C’è un brutto film di qualche anno fa in cui Nicholas Cage cerca disperatamente di andar via da un villaggio infame del Midwest e non ci riesce. Ogni volta che sembra che sia riuscito a metterselo alle spalle, succede qualcosa che lo riporta tra le quattro strade impolverate di Red Rock. La politica italiana a Red Rock c’è rimasta per vent’anni. Sempre impantanata negli stessi dibattiti e nelle stesse trincee, dalle riforme istituzionali all’articolo 18. Ora, si può pensare quello che si vuole degli ultimi due anni, ma è difficile negare che siamo finalmente usciti dal villaggio.
Basta questo per dire che siamo sull’orlo di una nuova egemonia culturale, l’ambizione che Claudio Cerasa ha fin troppo generosamente attribuito a Volta in occasione dell’avvio delle nostre attività?
A mio avviso no. Ma ciò non significa che abbia ragione Ernesto Galli della Loggia quando ribatte a Cerasa che la classe dirigente attuale non produrrà mai un’egemonia culturale perché “manca l’idea”, vale a dire la cornice d’insieme nella quale inquadrare le singole mosse per costruire un percorso leggibile e coerente. A me sembra che sia vero esattamente il contrario. Certo, non esistono più le super-pillole teoriche di un tempo. Quei manualetti delle istruzioni che contenevano tutte le domande e tutte le risposte. Però, rispetto al ventennio perduto della Seconda Repubblica, una discontinuità forte, sul piano dell’”idea”, c’è. E consiste nella semplice volontà di puntare fino in fondo su un modello italiano, culturale e produttivo, che ha una sua specificità e va riformato anche in profondità, ma per rafforzarlo, non per omologarlo ad altri. In questo sta la differenza con gli ultimi vent’anni: quando Berlusconi tagliava i fondi alla cultura e cancellava la storia dell’arte dalle scuole superiori e la sinistra, o i tecnici, pensavano che il legno storto italiano andasse raddrizzato per farlo aderire ad un’ideale di normalità importato dall’estero.
Non dico che tutte le scelte compiute negli ultimi due anni siano coerenti con questo obiettivo, ma una linea riconoscibile esiste. E lo dimostrano sia il grado di polarizzazione del dibattito pubblico italiano tra chi ci crede e chi no, sia i toni con i quali la stampa di tutta Europa ha commentato il secondo anniversario del governo in carica. Un po’ dappertutto, i progressisti sospesi tra l’immobilismo di Hollande e il ritorno al passato di Corbyn si chiedono se l’Italia non stia per caso producendo un’alternativa sostenibile, capace di rimettere in movimento la società senza soccombere sotto i colpi dei movimenti populisti ed euroscettici.

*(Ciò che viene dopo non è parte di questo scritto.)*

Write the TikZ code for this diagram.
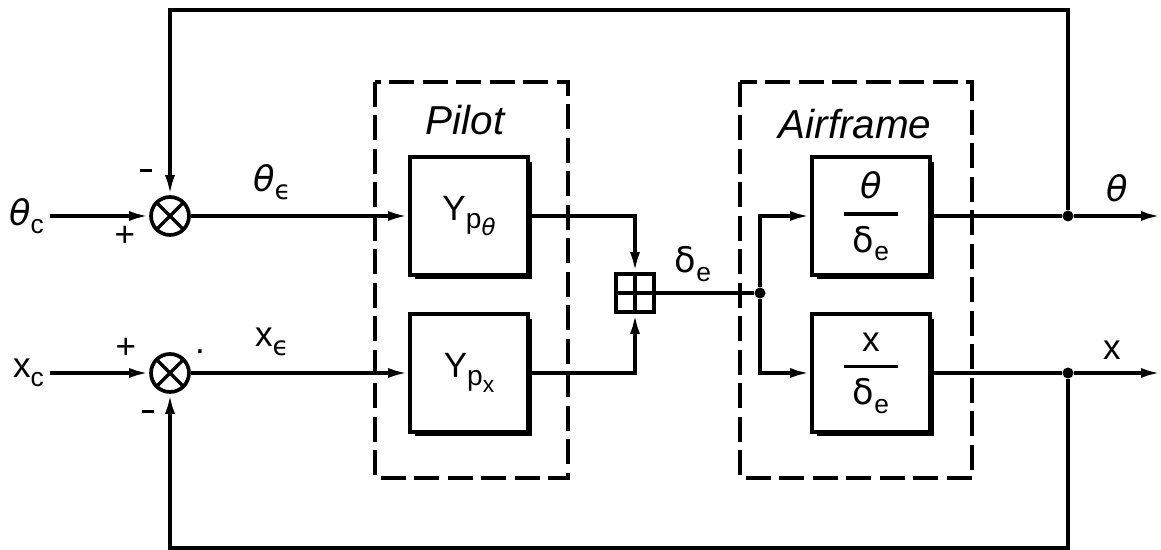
\documentclass[tikz,border=0pt]{standalone}
\usepackage{fontspec}
\setmainfont{Liberation Sans}
\newfontfamily\grk{DejaVu Sans}
\usetikzlibrary{arrows.meta}
\newcommand\lowtxt[2][15]{\raisebox{-0.45ex}{\fontsize{#1}{#1}\selectfont #2}}
\newcommand\frc[2]{$\displaystyle{\hbox{\makebox[1.1cm]{#1}}\above 2pt\hbox{#2}}$}
\newcommand\minussign{\rule[0.3em]{0.24cm}{0.065cm}}

\begin{document}
\begin{tikzpicture}[x=0.02cm,y=-0.02cm,
  font=\fontsize{20}{22}\selectfont,
  edge/.style={line width=2.1pt},
  sig/.style={edge,-{Latex[length=0.4cm,width=0.2cm]}},
  sum/.style={circle,draw,line width=2.1pt,minimum size=0.76cm,inner sep=0pt,
    path picture={\draw[line width=1.9pt]
      (path picture bounding box.north west) -- (path picture bounding box.south east)
      (path picture bounding box.north east) -- (path picture bounding box.south west);}},
  adder/.style={rectangle,draw,line width=2.1pt,minimum size=0.76cm,inner sep=0pt,
    path picture={\draw[line width=1.9pt]
      (path picture bounding box.north) -- (path picture bounding box.south)
      (path picture bounding box.west) -- (path picture bounding box.east);}},
  block/.style={draw,line width=2.1pt,fill=white,minimum width=2.36cm,minimum height=2.36cm,inner sep=0pt,
    preaction={fill=black,transform canvas={shift={(0.09cm,-0.09cm)}}}},
  grp/.style={line width=1.9pt,dash pattern=on 0.5cm off 0.17cm},
  joint/.style={circle,fill,inner sep=0pt,minimum size=0.22cm}
]
\useasboundingbox (0,0) rectangle (1161,550);
\coordinate (top) at (0,10);
\coordinate (bot) at (0,548);
\coordinate (thend) at (1161,216);
\coordinate (xend) at (1161,373);

% groups
\draw[grp] (375,82) rectangle (568,478);
\draw[grp] (740,82) rectangle (972,478);
\node (pl) at (465,120) {\fontsize{23}{26}\selectfont\itshape Pilot};
\node (af) at (855,124) {\fontsize{23}{26}\selectfont\itshape Airframe};

% inputs and summers
\node[anchor=east] (thc) at (50,216) {{\grk\itshape θ}\lowtxt{c}};
\node[anchor=east] (xc) at (50,373) {x\lowtxt{c}};
\node[sum] (s1) at (170,216) {};
\node[sum] (s2) at (170,373) {};
\node (m1) at (146,176) {\minussign};
\node (p1) at (125,236) {+};
\node (p2) at (126,348) {+};
\node (m2) at (148,417) {\minussign};
\node (pt) at (200,352) {.};

% blocks
\node[block] (ypth) at (469,216) {Y\lowtxt[16]{p\lowtxt[13]{\grk\itshape θ}}};
\node[block] (ypx) at (469,373) {Y\lowtxt[16]{p\lowtxt[13]{x}}};
\node[adder] (add) at (635,293) {};
\node[joint] (split) at (760,293) {};
\node[block] (afth) at (871,216) {\frc{{\grk\itshape θ}}{{\grk δ}\lowtxt{e}}};
\node[block] (afx) at (871,373) {\frc{x}{{\grk δ}\lowtxt{e}}};
\node[joint] (oth) at (1068,216) {};
\node[joint] (ox) at (1068,373) {};

% signal labels
\node (the) at (272,182) {{\grk\itshape θ}\lowtxt{\grk ϵ}};
\node (xe) at (272,342) {x\lowtxt{\grk ϵ}};
\node (de) at (693,264) {{\grk δ}\lowtxt{e}};
\node (tho) at (1117,188) {{\grk\itshape θ}};
\node (xo) at (1112,350) {x};

% connections
\draw[sig] (thc) -- (s1);
\draw[sig] (xc) -- (s2);
\draw[sig] (s1) -- (ypth);
\draw[sig] (s2) -- (ypx);
\draw[sig] (ypth) -| (add);
\draw[sig] (ypx) -| (add);
\draw[edge] (add) -- (split);
\draw[sig] (split) |- (afth);
\draw[sig] (split) |- (afx);
\draw[edge] (afth) -- (oth);
\draw[edge] (afx) -- (ox);
\draw[sig] (oth) -- (thend);
\draw[sig] (ox) -- (xend);
\draw[sig] (oth) -- (oth |- top) -| (s1);
\draw[sig] (ox) -- (ox |- bot) -| (s2);
\end{tikzpicture}
\end{document}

Ora è chiaro che la risposta a questa domanda non c’è ancora. Però il fatto stesso che venga posta significa che esiste lo spazio per una scommessa. In una fase di disorientamento su scala continentale, nella quale i vecchi centri di iniziativa politica e culturale hanno cessato di funzionare, ci sono i margini per immaginare che un contributo decisivo alla reinvenzione dell’Europa venga dall’Italia? Non solo in termini di governo, ma anche di stimoli, di idee e di iniziative tangibili?
Volta nasce per accompagnare questa scommessa. Si tratta di affrontare un’emergenza culturale, più che di affermare una qualsiasi presunta egemonia. In un paese più abituato alle inaugurazioni che alle manutenzioni, solo il tempo dirà se ne saremo stati capaci. Di una cosa, però, siamo certi. Anche in questo campo, i vecchi occhiali servono a poco. Chiunque pensi che l’impatto di un movimento si misuri ancora in termini di manifesti e di riviste, di intellettuali organici e di manualetti di pret-à penser è vittima di un’illusione ottica.
L’importanza del lavoro culturale non è diminuita. Al contrario si è, per molti versi accresciuta, ma segue oggi percorsi completamente diversi, che bisogna avere il coraggio di esplorare senza pregiudizi. Altrimenti il rischio è sempre quello di andare incontro al destino del bruco che chiama fine del mondo ciò che il resto del mondo chiama farfalla.